Czecho-Slovakia or Czechoslovakia
Q: What spelling is correct?
The international treaties that formalized the creation of the new country after World War I spelled it Czecho-Slovakia, but the official spelling changed several times after that.
1919 Original hyphenation
With the Habsburgs, and effectively Austria, deposed as role-players after World War I, the existence of the new country was formalized by two treaties – between the victorious Allies (Britian, France, Italy, U.S.) and Germany in 1919 (Treaty of Versailles), and between the Allies and Hungary in 1920 (Treaty of Trianon). Their French, German, Czech, and other legal versions all hyphenated the name as "the Czecho-Slovak State."
The two Central European proclamations that emerged before the nascent government had control over the new country differed in how they spelled it. The Czech Prague "Bill on the Establishment of the Independent Czechoslovak State" of 28 October 1918, supported by four Slovaks whom its organizers managed to trace in Prague, spelled it as one word. The Slovak Martin "Declaration of the Slovak Nation" of 30 October 1918 did not refer to the new country directly, but demanded complete independence for "the Czecho-Slovak nation" having described "the Slovak nation" as its constituent part.
Tellingly, the first Provisional Constitution adopted in Prague two weeks later achieved the tough feat of not mentioning the name of the country it constituted at all.

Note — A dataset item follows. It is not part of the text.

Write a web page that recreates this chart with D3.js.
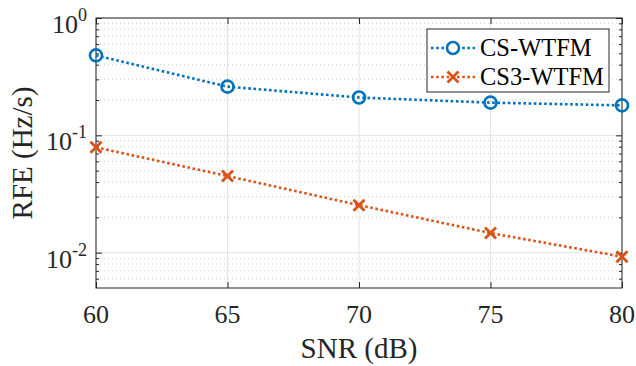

But the new country's stamps issued on
18 December 1918 used hyphenation, the Czecho-Slovak Post Office, and Prague kept using it for a time in some of its instruments intended for foreign governments, in order to match the spelling in the treaties that created the country.

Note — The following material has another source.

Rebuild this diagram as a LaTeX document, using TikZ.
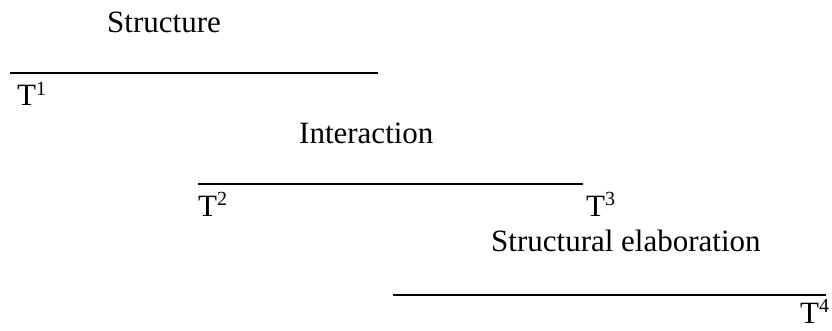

Internally, though, Prague had already dropped the hyphen before the second international treaty was signed. The change to Czechoslovakia was indirectly formalized with the adoption of the first Constitution on 6 March 1920, which contained the unhyphenated spelling, although the hyphen continued to occur intermittently in the country's diplomatic documents for several more years. While the hyphen did not disappear completely from the Slovak press in the new country, the unhyphenated spelling prevailed. The hyphen remained more common in the Slovak-American press.
1938 Restored hyphenation
Prague, weakened after the border areas of the country's western part were absorbed by Germany, restored the hyphenated spelling under pressure from several Slovak parties on 6 October 1938 when Slovakia became an autonomous region of Czecho-Slovakia, but either spelling was rendered irrelevant within months. A week after the stamp to commemorate the late President Masaryk was issued in 1939, Slovakia became a country, while the Czech-speaking territories became a province in Germany.
1945 Dropped hyphenation
When the Czech-speaking territories were rejoined with Slovakia after World War II, the hyphen was dropped once more. Its informal use was then disallowed by the communists after their takeover in 1948.
1990 Dual spelling
After the collapse of communism, the formal name of the country was changed to the Czech and Slovak Federal Republic in 1990 in order to get around the different spellings in the country's two official languages – the hyphenated spelling was restored in Slovak, the spelling mandated under communism was retained in Czech. Federal documents, whether in Slovak or Czech, used only the country's long formal name.